We have an appointment to get shot…

...with the vaccine against COVID-19.

Wife Amy and I have an appointment — together — for the first of two shots of the COVID-19 virus next month. With luck, we can make it through the next four weeks without contacting the deadly infection. After a year of keeping the pandemic at bay, we will keep our fingers, toes, and eyes crossed.

Old age, baseball star Satchel Paige once said, is a “case of mind over matter. If I don’t mind, it don’t matter.”

At age 73, it does matter, particularly when there’s a virus out there that doesn’t like us older folks with what the Centers for Disease control call “underlying conditions.” In my case, that’s COPD, severe rheumatoid arthritis, and a battered brain that suffers memory loss and other problems.

Amy is a few years younger but has asthma, a heart condition, and a few other conditions that bring her up the scale in vaccine priority.
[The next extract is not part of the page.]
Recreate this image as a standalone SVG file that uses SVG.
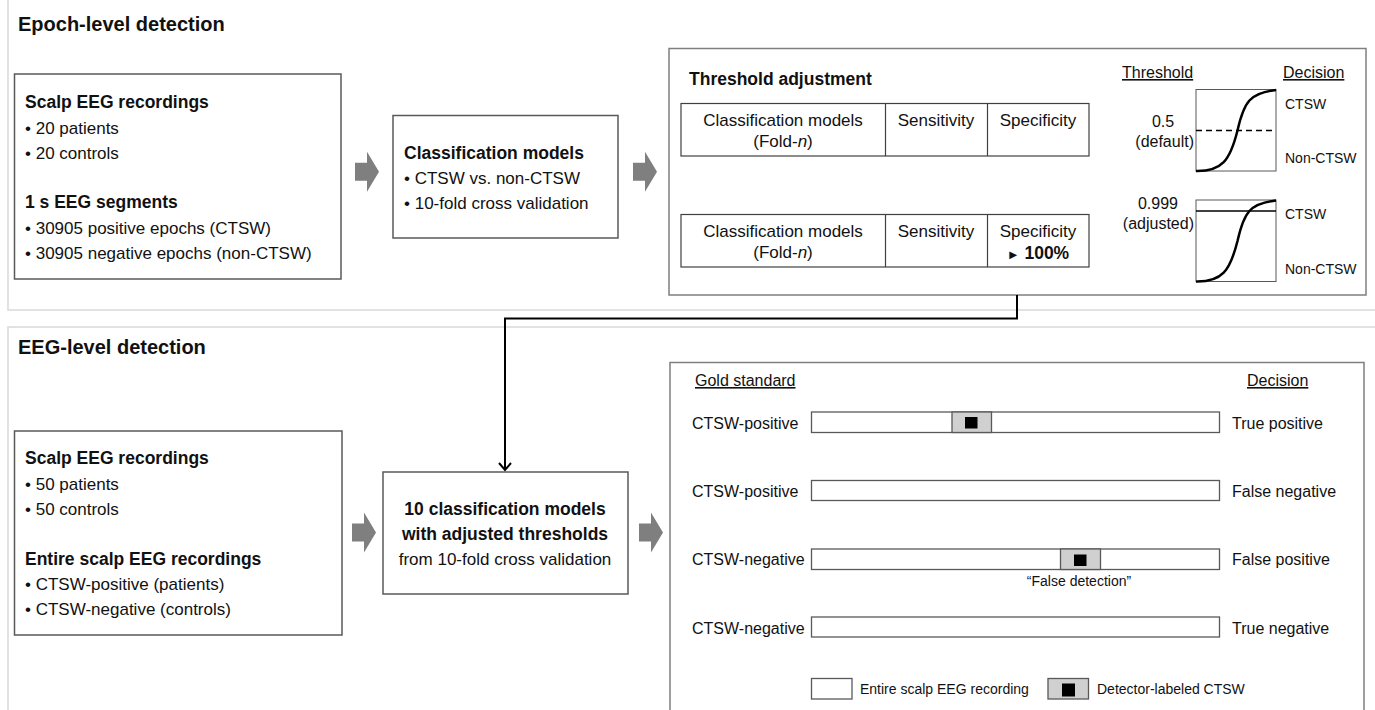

We both move with a lot of aches and moans.

Availability of the shots has fallen behind from the rosy predictions of those supposedly responsible for making sure such things happen but not unexpected in these complicated times.

Those responsible? That’s probably not an issue to discuss i mixed company when it comes to our national elected officials. President Harry Truman proudly says “the buck stops here.” Now, the believe by many is more like “Pass the buck to someone else. I’m not responsible.”

As of Sunday 30.8 million have been vaccindated, reports The Washington Post. That’s 9.3 percent of Americans who need the shot with 24.9 percent of the “prioritized” population.

The Post adds:

Supplies of vaccines allocated to states are far below the expanding group of eligible people. States are struggling to make and keep appointments as supply trails demand. On the other hand, some states are falling behind vaccination goals because of resistance to taking the vaccines. At current rates, it is likely to be months before the existing prioritized population is vaccinated. Doses are currently allocated for only a third of the priority populations identified by states.

Many states are doing a poor job of describing who is getting the vaccines.

In Virginia, 843,442 have received the first shot — 9.9 percent of those who need it — and 2.1 percent have received their second shot.

An acquaintance earlier this week said he is looking forward to getting his shots so “I won’t have to wear that damn mask.”

Sorry, I had to tell him. The masks will remain as long as we have an emergency declared and that end is many months off.

A study by the New England Journal of Medicine says the first shot doesn’t start protection until after 12 days and will reach about 54 percent “in a few weeks. ” At best, after the second shot, most may have up to 90 percent of protection, but that still means one out of every 10 may still catch the virus.

Plus, the variants appearing overseas and in the United States may not provide that level of protection.

We have a long way to go before the mask goes into the drawer or the trash.